Прошло несколько месяцев пустых и безрадостных. Мне исполнилось девятнадцать лет, но я чувствовал — без преувеличения — что мне все пятьдесят. Какой путь избрать? Я понимал, что теперь все пути для меня закрыты, кроме того, который ведет в мастерскую. Но и там, в саже и копоти кузнечного горна я не находил спасения, так как дела мои шли не только из рук вон плохо, а попросту все у меня пошло прахом. Мне приходилось уже не раз плавать среди больших и малых опасностей, но мне все же как-то удавалось не утонуть. Теперь же я по-настоящему пошел ко дну. Страдания мамы при виде этой моей потерпевшей крушение жизни были неописуемы. Брат не переставал пилить меня за то, что я так скандально расстался с консерваторией. Я стонал, плакал, рычал и ради хоть какого-нибудь заработка готов был пойти в ад. Я пребывал в ужасающем душевном состоянии, когда с помощью сына подрядчика Беллаталла, предоставлявшего мне иной раз работу и давшего мне взаймы несколько сот лир, я смог снова открыть маленькую мастерскую на виа Наполи против американской церкви. Тогда я снова нанял одного из моих рабочих — Пьетро Кардолини, человека сердечного и добросовестного, и мы с ним начали опять потихоньку перебиваться. Отец мой — я видел его теперь очень редко — узнав о моей новой мастерской, несколько утихомирился, и таким образом, обретя снова кое-какой душевный покой, я при помощи Пьетро смог посвящать определенные часы упражнениям в пении. В глубине души я не собирался оставлять победу за Персикини.

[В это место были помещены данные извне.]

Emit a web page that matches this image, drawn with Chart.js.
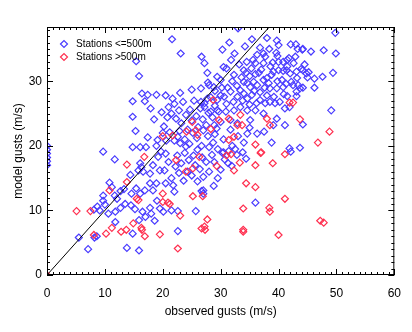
<!DOCTYPE html>
<html>
<head>
<meta charset="utf-8">
<script src="https://cdn.jsdelivr.net/npm/chart.js@4.4.1/dist/chart.umd.min.js"></script>
<style>
  html, body { margin: 0; padding: 0; background: #fff; }
  #chart { display: block; }
</style>
</head>
<body>
<canvas id="chart" width="412" height="332"></canvas>
<script>
// observed gust, model gust (m/s) -- stations at or below 500 m
const lowStations = [
  [0,17.0],[0,17.6],[0,18.2],[0,18.8],[0,19.4],[0,20.0],
  [9.7,19.1],[11.7,17.9],[16.1,17.3],[16.3,16.7],[15.8,16.2],[16.6,16.0],[17.8,15.7],[18.3,17.0],[19.2,18.3],[19.5,16.2],
  [17.8,14.2],[16.9,13.1],[18.3,13.1],[18.9,14.2],[16.1,12.6],[14.6,12.6],[15.4,13.4],[14.4,15.5],
  [10.8,14.3],[11.2,13.6],[9.7,12.3],[9.7,11.5],[11.7,12.3],[12.1,11.8],[12.7,13.0],[13.3,13.3],
  [8.1,10.1],[8.7,10.6],[9.1,10.0],[10.0,10.9],[10.6,9.5],[11.8,9.8],[11.8,8.2],
  [12.7,10.4],[13.5,11.0],[14.5,10.8],[15.2,10.2],[15.9,8.5],[16.5,9.8],[17.0,9.0],[17.8,10.4],[18.0,9.5],[19.0,11.5],[19.5,10.3],[18.6,8.4],
  [5.5,5.8],[7.1,4.0],[8.2,5.8],[8.6,6.0],[13.8,4.2],[15.9,3.8],[14.8,6.4],
  [14.8,19.8],[16.1,19.8],[17.1,19.8],[18.9,20.0],[19.7,19.1],[15.3,22.3],[17.4,21.3],[19.1,20.9],[20.6,20.8],
  [15.4,33.1],[15.9,30.8],[16.4,28.1],[17.4,27.9],[14.8,26.9],[16.9,26.9],[18.9,27.9],[17.9,25.8],[14.8,24.5],[18.5,24.1],[19.8,25.2],[20.5,27.8],
  [21.0,26.0],[21.5,25.0],[22.0,26.5],[22.3,24.2],[22.8,25.5],[23.2,23.5],[23.5,26.8],[24.0,24.8],[24.3,22.5],[24.7,25.6],
  [25.0,23.9],[25.4,27.0],[25.8,24.6],[26.1,22.9],[26.5,25.8],[26.9,24.1],[27.2,26.6],[27.5,23.2],[27.9,25.1],[28.3,27.5],
  [28.6,24.4],[29.0,26.2],[29.3,22.7],[29.7,25.3],[30.0,27.8],[20.2,23.0],[21.2,22.1],[22.6,21.4],[23.8,21.0],[24.6,20.3],
  [25.9,21.2],[26.7,20.0],[27.8,21.5],[28.7,20.5],[21.7,27.3],[23.0,28.2],[25.0,28.7],[26.6,28.9],[27.7,31.3],[27.8,29.8],
  [28.8,29.1],[21.6,36.5],[23.1,34.3],[26.7,33.8],[27.2,32.8],[22.0,20.8],[20.8,24.4],
  [33.0,38.2],[38.0,36.7],[39.7,36.3],[40.0,35.6],[42.1,35.7],[43.0,35.7],[44.1,34.9],[45.6,34.6],[47.8,34.8],[49.8,37.5],
  [49.9,34.3],[30.3,34.9],[32.4,34.3],[36.3,34.1],[37.4,34.3],[37.7,33.8],[39.6,34.4],[39.8,33.9],[40.8,33.0],[41.5,33.3],
  [42.9,33.8],[39.0,32.9],[40.0,33.0],[36.0,32.8],[37.4,32.8],[30.5,32.2],[31.0,32.0],[34.0,31.7],[34.4,31.3],[32.3,31.0],
  [36.0,31.1],[36.6,31.3],[39.1,31.5],[40.0,31.7],[40.8,31.6],[41.4,31.7],[43.1,31.5],[44.2,31.7],[44.8,31.2],[46.2,30.4],
  [47.6,30.7],[49.4,31.3],[29.4,30.7],[30.0,30.2],[28.0,29.4],[34.0,29.9],[34.6,29.7],[35.1,29.1],[35.7,29.9],[36.3,29.4],
  [37.4,30.2],[38.3,29.7],[38.5,28.9],[39.7,28.9],[40.8,29.1],[42.5,29.4],[43.7,28.9],[40.9,28.0],[41.5,27.7],[33.4,28.6],
  [34.0,28.1],[32.9,27.6],[34.6,27.3],[35.4,27.9],[31.7,28.4],[30.6,27.6],[29.4,27.1],[27.7,27.3],[26.6,26.8],[36.8,27.1],
  [37.7,26.6],[38.5,26.8],[39.4,26.6],[41.1,25.8],[41.9,26.0],[49.1,25.5],[36.0,25.5],[37.4,25.0],[34.6,25.5],[33.4,26.0],
  [32.3,25.5],[30.9,25.3],[29.4,25.5],[28.3,25.3],[27.2,26.0],[39.7,24.2],[41.1,23.2],[39.1,23.2],[35.1,24.0],[32.9,23.5],
  [31.7,24.0],[30.0,23.7],[28.9,23.2],
  [41.5,32.3],[42.0,31.2],[42.6,32.8],[43.2,30.5],[43.9,31.9],[44.5,32.6],[45.2,31.4],[40.6,30.2],[41.3,29.6],[42.2,29.9],
  [43.4,29.4],[44.2,29.0],[45.0,30.6],[41.8,33.6],[43.1,28.4],[43.1,27.7],[44.2,23.3],[43.7,19.7],[41.9,19.6],
  [46.2,29.0],[43.3,35.0],[44.2,35.0],
  [31.2,29.0],[32.0,30.0],[32.8,29.3],[33.6,30.6],[35.0,30.8],[35.8,28.5],[36.8,28.3],[37.6,29.0],[38.0,30.5],[38.8,31.0],
  [37.0,31.8],[35.3,32.0],[33.2,32.6],[31.8,33.3],[29.0,28.5],[30.2,29.0],[31.0,26.5],[32.2,26.8],[33.8,27.0],[35.0,26.4],
  [36.2,26.6],[38.0,27.8],[39.2,27.6],[40.2,26.8],[39.8,30.0],[38.6,32.3],[35.6,33.3],[34.5,33.0],[36.8,35.2],[38.4,35.0],
  [34.2,35.4],[35.4,36.5],[31.5,36.0],
  [22.0,12.9],[27.0,13.1],[27.0,12.6],[28.8,13.8],[36.0,11.2],[25.7,9.9],[22.6,6.8],[22.6,9.9],[20.1,9.8],[21.5,10.0],
  [22.5,18.5],[23.2,17.3],[23.8,18.9],[24.5,17.8],[25.0,15.4],[25.6,17.0],[26.0,14.5],[26.4,16.4],[27.0,15.2],[27.5,17.5],
  [28.0,16.0],[22.8,15.8],[23.6,14.6],[24.3,16.0],[25.3,18.5],[26.8,18.2],[28.5,18.6],[22.2,16.8],[21.5,15.0],[21.0,17.5],
  [20.5,18.8],[20.3,16.2],[21.8,13.9],[20.5,14.2],
  [28.9,17.5],[30.7,17.9],[31.3,17.3],[31.9,16.9],[33.8,19.0],[34.4,18.0],[29.5,19.5],[30.5,19.0],[32.5,19.5],[26.7,13.0],
  [29.5,15.0],[30.0,16.3],[30.3,18.9],[31.4,19.2],[32.8,18.6],
  [36.3,21.9],[34.6,21.9],[38.8,20.5],[42.1,19.1],
  [20.0,22.0],[22.9,22.3],[25.2,22.0],[27.0,22.4],[29.0,21.8],[30.5,21.0],[31.7,22.5],[33.0,21.5],[35.0,22.8],[37.5,22.2],
  [32.0,20.0],[34.0,20.5],[28.0,19.8],[26.0,19.4],[24.0,19.9],[23.0,20.4]
];

// stations above 500 m
const highStations = [
  [0,0],[5.1,9.9],[7.5,9.9],[8.1,6.2],[10.2,6.4],[11.2,7.3],[12.8,6.7],[13.7,7.0],[14.9,8.0],[16.3,7.3],
  [16.4,7.0],[16.9,6.0],[19.5,6.3],[10.8,13.1],[13.8,14.4],[13.8,17.1],[16.8,18.3],[15.5,11.8],[15.8,11.6],[22.6,4.1],
  [27.7,8.6],[26.7,7.2],[27.2,7.5],[27.3,7.0],[23.0,9.2],[20.9,11.2],[21.2,11.0],[20.0,12.6],[20.0,11.3],[25.2,12.2],
  [26.9,12.2],[24.0,16.0],[25.2,16.5],[26.3,18.3],[22.3,17.8],[29.3,16.9],[31.0,18.5],[31.8,18.7],[32.3,16.2],[33.3,17.4],
  [36.0,17.0],[36.9,18.9],[39.0,17.3],[41.1,18.7],[37.0,19.0],[36.0,20.2],[34.4,14.2],[36.0,13.6],[33.9,10.3],[38.4,10.4],
  [38.5,9.8],[40.0,6.2],[33.9,7.0],[33.9,6.7],[41.1,11.8],[47.2,8.4],[47.8,8.1],[46.8,20.5],[48.8,22.2],[43.7,24.1],
  [41.9,26.7],[42.5,26.7],[28.7,27.1],[25.1,23.7],[24.1,22.2],[25.7,22.4],[26.0,21.7],[28.3,22.6],[29.7,24.0],[31.4,24.2],
  [33.4,24.8],[32.9,23.2],[33.7,23.2],[38.0,24.2],[38.5,23.2],[32.3,21.4],[31.4,20.9],[20.0,21.5],[21.7,21.6]
];

// one-to-one line
const diagonal = [[0,0],[60,60]];

const xTicks = [0, 10, 20, 30, 40, 50, 60];
const yTicks = [0, 10, 20, 30];
const legendNames = ["Stations <=500m", "Stations >500m"];

const BLUE = "#4a3cff";
const RED = "#ff3050";
const FONT = "'Liberation Sans', Arial, Helvetica, sans-serif";

const toXY = arr => arr.map(([x, y]) => ({ x, y }));

// frame with inward ticks on all four sides, IDL style
const framePlugin = {
  id: "frame",
  afterDatasetsDraw(chart) {
    const { ctx, chartArea: a, scales } = chart;
    ctx.save();
    ctx.strokeStyle = "#000";
    ctx.lineWidth = 1;
    ctx.strokeRect(a.left + 0.5, a.top + 0.5, a.right - a.left - 1, a.bottom - a.top - 1);
    ctx.beginPath();
    for (let v = scales.x.min; v <= scales.x.max; v++) {
      const px = Math.round(scales.x.getPixelForValue(v)) + 0.5;
      const len = v % 10 === 0 ? 6 : 3;
      ctx.moveTo(px, a.bottom); ctx.lineTo(px, a.bottom - len);
      ctx.moveTo(px, a.top); ctx.lineTo(px, a.top + len);
    }
    for (let v = 0; v <= scales.y.max; v++) {
      const py = Math.round(scales.y.getPixelForValue(v)) + 0.5;
      const len = v % 10 === 0 ? 6 : 3;
      ctx.moveTo(a.left, py); ctx.lineTo(a.left + len, py);
      ctx.moveTo(a.right, py); ctx.lineTo(a.right - len, py);
    }
    ctx.stroke();
    ctx.restore();
  }
};

// legend in the top-left corner of the plot
const cornerLegend = {
  id: "cornerLegend",
  afterDraw(chart) {
    const { ctx, chartArea: a } = chart;
    const colors = [BLUE, RED];
    ctx.save();
    ctx.font = "10px " + FONT;
    ctx.textBaseline = "middle";
    legendNames.forEach((name, i) => {
      const y = a.top + 17 + i * 13;
      ctx.strokeStyle = colors[i];
      ctx.fillStyle = "rgba(0,0,0,0)";
      ctx.lineWidth = 1.2;
      Chart.helpers.drawPoint(ctx, { pointStyle: "rectRot", radius: 3.5, borderWidth: 1.2, rotation: 0 }, a.left + 17, y);
      ctx.fillStyle = "#000";
      ctx.fillText(name, a.left + 29, y);
    });
    ctx.restore();
  }
};

new Chart(document.getElementById("chart"), {
  type: "scatter",
  data: {
    datasets: [
      {
        label: legendNames[0],
        data: toXY(lowStations),
        pointStyle: "rectRot",
        pointRadius: 3.5,
        pointBorderWidth: 1.2,
        borderColor: BLUE,
        backgroundColor: "rgba(0,0,0,0)",
        order: 3
      },
      {
        label: legendNames[1],
        data: toXY(highStations),
        pointStyle: "rectRot",
        pointRadius: 3.5,
        pointBorderWidth: 1.2,
        borderColor: RED,
        backgroundColor: "rgba(0,0,0,0)",
        order: 2
      },
      {
        type: "line",
        label: "1:1",
        data: toXY(diagonal),
        borderColor: "#000",
        borderWidth: 1,
        pointRadius: 0,
        order: 1
      }
    ]
  },
  options: {
    responsive: false,
    animation: false,
    layout: { padding: { top: 27, right: 13, left: 0, bottom: 0 } },
    plugins: { legend: { display: false }, tooltip: { enabled: false } },
    scales: {
      x: {
        type: "linear",
        min: 0,
        max: 60,
        afterBuildTicks: s => { s.ticks = xTicks.map(v => ({ value: v })); },
        afterFit: s => { s.height = 57; },
        grid: { display: false, drawTicks: false },
        border: { display: false },
        ticks: { padding: 11, color: "#000", font: { family: FONT, size: 12 } },
        title: {
          display: true,
          text: "observed gusts (m/s)",
          color: "#000",
          font: { family: FONT, size: 12 },
          padding: { top: 0, bottom: 13 }
        }
      },
      y: {
        type: "linear",
        min: 0,
        max: 38.4,
        afterBuildTicks: s => { s.ticks = yTicks.map(v => ({ value: v })); },
        afterFit: s => { s.width = 47; },
        grid: { display: false, drawTicks: false },
        border: { display: false },
        ticks: { padding: 5, color: "#000", font: { family: FONT, size: 12 } },
        title: {
          display: true,
          text: "model gusts (m/s)",
          color: "#000",
          font: { family: FONT, size: 12 },
          padding: { top: 11, bottom: 0 }
        }
      }
    }
  },
  plugins: [framePlugin, cornerLegend]
});
</script>
</body>
</html>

Мне сказали, что хорошим учителем пения считается баритон Спарапани, бывший в свое время известным артистом. Теперь же, уйдя со сцены, он открыл в Риме собственную школу пения. Однажды утром я решил пойти к нему, чтобы он меня прослушал. Произвел он на меня отличное впечатление. Человек солидный, с подкрашенными усами и бородой, с очками на носу, он выглядел лет на шестьдесят. Был он отличным пианистом и сам аккомпанировал ученикам. Я вкратце изложил ему печальную историю моего пребывания в консерватории и сказал о своем твердом намерении продолжать занятия. Выслушав меня весьма благосклонно, он сел за рояль и, послушав мой голос был бесконечно удивлен, что Персикини принял его за бас. Он же наоборот, определил его как чистейший баритон и так же категорически, как до него и Андреоли, заявил, что если я буду серьезно заниматься, то смогу сделать блестящую карьеру. Я открыл ему тогда, что мое материальное положение не дает мне возможности оплачивать уроки. Он ответил, что уроками живет и хотя сумел бы выделить для меня три часа в неделю, но заниматься даром никак не может. Наконец мы договорились о трех часах в неделю за минимальную оплату в пятьдесят лир, и я ушел с намерением заплатить ему вперед за месяц, предупредив его за несколько дней, как только мне удастся заработать первые пятьдесят лир. Мама и брат очень обрадовались счастливому исходу этого нового прослушивания.
Но где, как и какими трудами заработать пятьдесят лир? В этом и была загвоздка. Чтобы хоть по зернышку скопить их как можно скорее, я вместе с моим дорогим Пьетро работал без передышки. Изречение — «захочу и смогу» — на этот раз не разошлось с действительностью. Выделывая и продавая — правда, за бесценок — изделия из кованого железа, мне удалось через неделю внести пятьдесят лир моему новому преподавателю и начать уроки. Я сразу сделал огромные успехи. Один час у Спарапани давал мне больше, чем месяц у Персикини. На второй месяц я смог внести вперед только двадцать пять лир и обещал внести остальные не позже, чем пройдут первые шесть уроков. Так я и сделал, и, таким образом, я смог закончить и второй месяц занятий. Но на третий у меня уже не было ни гроша. Спарапани продолжал — хотя и с явным неудовольствием — заниматься со мной бесплатно почти в течение месяца; но затем, несмотря на мои исключительные успехи, он заявил, что дальше заниматься не будет. И вот опять жестокая действительность вынуждает меня прекратить занятия. Что делать? Дома у нас шла борьба за хлеб насущный, и мы, как говорится, не знали уже к какому святому припадать и какому молиться.